November 11 Sunday – Down with the “grippe” at the Brighton Hotel in Paris, Sam wrote to H.H. Rogers, wondering if he was in Chicago checking on the typesetter at the Herald. Clemens expected to move to the rental house the next day (delayed until Nov. 16).
I haven’t smoked for three days; that is because of the bronchial cough; but I am to re-begin to-morrow morning, and I will see what can be accomplished between that and night.
Sam noted the overwhelming Republican victory of Nov. 6 for Governor of New York and Mayor of New York City, and also referred to Robert Augustus Cheesebrough’s victory for Congress from New York. Cheesebrough (1837-1938) was a poet and inventor who patented Vaseline in 1870, lived to be 101, and claimed to have eaten a spoonful of the stuff every day. No doubt he slid into his coffin.

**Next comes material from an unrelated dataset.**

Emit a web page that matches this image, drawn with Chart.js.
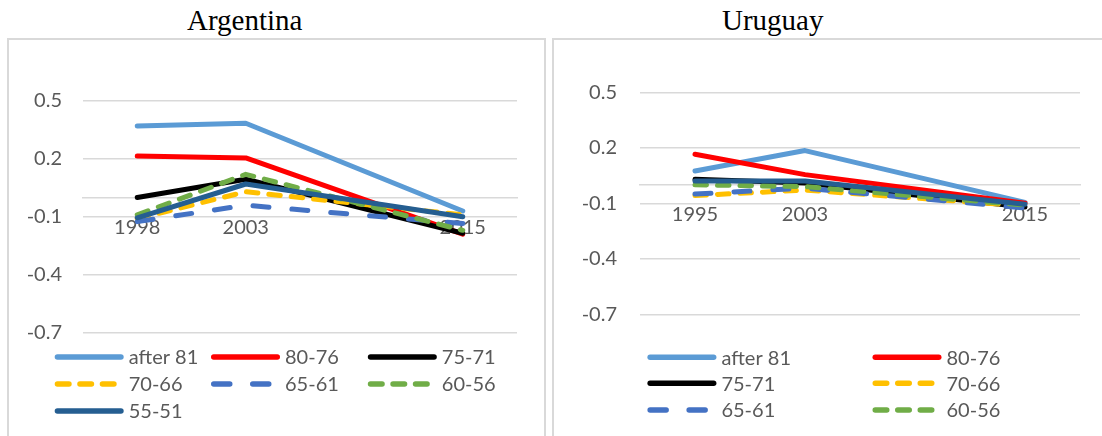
<!DOCTYPE html>
<html>
<head>
<meta charset="utf-8">
<script src="https://cdn.jsdelivr.net/npm/chart.js@4.4.1/dist/chart.umd.min.js"></script>
<style>
  html, body { margin: 0; padding: 0; background: #ffffff; }
  body { width: 1102px; height: 436px; overflow: hidden; position: relative; }
  .box { position: absolute; border: 2px solid #d9d9d9; box-sizing: border-box; }
  .ttl { position: absolute; font-family: 'Liberation Serif', serif; font-size: 29px; line-height: 29px; color: #000; white-space: nowrap; }
  canvas { position: absolute; top: 0; }
</style>
</head>
<body>
<div class="box" style="left:7px; top:38px; width:539px; height:440px;"></div>
<div class="box" style="left:552px; top:38px; width:600px; height:440px;"></div>
<div class="ttl" style="left:187px; top:6px;">Argentina</div>
<div class="ttl" style="left:722px; top:6px;">Uruguay</div>
<canvas id="cArg" width="550" height="436" style="left:0px;"></canvas>
<canvas id="cUru" width="552" height="436" style="left:550px;"></canvas>
<script>
// ---- data ----
const seriesNames = ['after 81', '80-76', '75-71', '70-66', '65-61', '60-56', '55-51'];
const argCategories = ['1998', '2003', '', '2015'];
const uruCategories = ['1995', '2003', '', '2015'];
const yTickValues = [-0.7, -0.4, -0.1, 0.2, 0.5];

const argAfter81 = [0.37, 0.385, null, -0.07];
const arg8076 = [0.215, 0.205, null, -0.19];
const arg7571 = [0.0, 0.095, null, -0.185];
const arg7066 = [-0.11, 0.03, null, -0.09];
const arg6561 = [-0.125, -0.04, null, -0.135];
const arg6056 = [-0.09, 0.12, null, -0.17];
const arg5551 = [-0.105, 0.07, null, -0.1];

const uruAfter81 = [0.075, 0.185, null, -0.095];
const uru8076 = [0.165, 0.055, null, -0.1];
const uru7571 = [0.03, 0.01, null, -0.12];
const uru7066 = [-0.058, -0.028, null, -0.115];
const uru6561 = [-0.05, -0.018, null, -0.125];
const uru6056 = [0.0, -0.01, null, -0.11];
const uru5551 = [0.02, 0.02, null, -0.105];

// ---- styles ----
const seriesColors = ['#5B9BD5', '#FF0000', '#000000', '#FFC000', '#4472C4', '#70AD47', '#255E91'];
const seriesDashes = [[], [], [], [11.5, 11], [16, 23], [11.5, 11], []];
const FONT = 'Lato';
const TXT = '#595959';
const GRID = '#d9d9d9';

function makeDatasets(arrays) {
  return arrays.map((arr, i) => ({
    label: seriesNames[i],
    data: arr,
    borderColor: seriesColors[i],
    backgroundColor: seriesColors[i],
    borderWidth: 5,
    borderDash: seriesDashes[i],
    borderCapStyle: 'round',
    borderJoinStyle: 'round',
    pointRadius: 0,
    pointHoverRadius: 0,
    spanGaps: true,
    tension: 0,
    order: arrays.length - i
  }));
}

const gridLegend = {
  id: 'gridLegend',
  afterDraw(chart, args, opts) {
    const ctx = chart.ctx;
    ctx.save();
    opts.items.forEach((dsIndex, k) => {
      const ds = chart.data.datasets[dsIndex];
      const col = k % opts.cols.length;
      const row = Math.floor(k / opts.cols.length);
      const x0 = opts.cols[col];
      const y = opts.rows[row];
      const lw = ds.borderWidth + 0.5;
      ctx.strokeStyle = ds.borderColor;
      ctx.lineWidth = lw;
      ctx.lineCap = 'round';
      ctx.setLineDash(ds.borderDash || []);
      ctx.beginPath();
      ctx.moveTo(x0 + lw / 2, y);
      ctx.lineTo(x0 + opts.lineLen - lw / 2, y);
      ctx.stroke();
      ctx.setLineDash([]);
      ctx.fillStyle = TXT;
      ctx.font = '20px ' + FONT;
      ctx.textBaseline = 'middle';
      ctx.textAlign = 'left';
      ctx.fillText(ds.label, x0 + opts.textOffset, y + 1);
    });
    ctx.restore();
  }
};

function makeChart(id, categories, arrays, lay) {
  return new Chart(document.getElementById(id), {
    type: 'line',
    data: { labels: categories, datasets: makeDatasets(arrays) },
    plugins: [gridLegend],
    options: {
      responsive: false,
      animation: false,
      devicePixelRatio: 1,
      layout: { padding: lay.padding },
      plugins: {
        legend: { display: false },
        tooltip: { enabled: false },
        title: { display: false },
        gridLegend: lay.legend
      },
      scales: {
        x: {
          type: 'category',
          offset: true,
          position: { y: 0 },
          grid: { display: false, drawTicks: false },
          border: { display: true, color: GRID, width: 1.5 },
          ticks: { padding: 18, color: TXT, font: { family: FONT, size: 20 }, maxRotation: 0, autoSkip: false }
        },
        y: {
          type: 'linear',
          min: -0.7,
          max: 0.5,
          afterBuildTicks: s => { s.ticks = yTickValues.map(v => ({ value: v })); },
          afterFit: s => { s.width = lay.yWidth; },
          grid: { color: GRID, lineWidth: 1.5, drawTicks: false },
          border: { display: false },
          ticks: {
            padding: lay.yPad,
            color: TXT,
            font: { family: FONT, size: 20 },
            callback: v => Number(v).toFixed(1)
          }
        }
      }
    }
  });
}

makeChart('cArg', argCategories,
  [argAfter81, arg8076, arg7571, arg7066, arg6561, arg6056, arg5551],
  {
    padding: { left: 0, top: 101, right: 33, bottom: 103.4 },
    yWidth: 83, yPad: 21,
    legend: { items: [0, 1, 2, 3, 4, 5, 6], cols: [54.7, 211, 367.8], rows: [357, 384, 411], lineLen: 69, textOffset: 74 }
  });

makeChart('cUru', uruCategories,
  [uruAfter81, uru8076, uru7571, uru7066, uru6561, uru6056, uru5551],
  {
    padding: { left: 0, top: 92.3, right: 22, bottom: 121.7 },
    yWidth: 90, yPad: 23,
    legend: { items: [0, 1, 2, 3, 4, 5], cols: [97.4, 322.5], rows: [357.3, 383.3, 410], lineLen: 69, textOffset: 74 }
  });
</script>
</body>
</html>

I reckon even Cheeseborough’s [sic] poetry failed to kill him, for it appears that anything and everything that was Republican was safe for a ride into camp on the avalanche. To my mind, Republican government is mighty bad government, but there seems to be plenty of evidence that democratic government is worse.
Sam also wrote he’d received the Chicago Herald newspapers, and saw that “the machine is doing neat work.” He thanked Rogers “in advance for the Riley poems,” probably James Whitcomb Riley’s Poems Here at Home (1893), which evidently were on the way.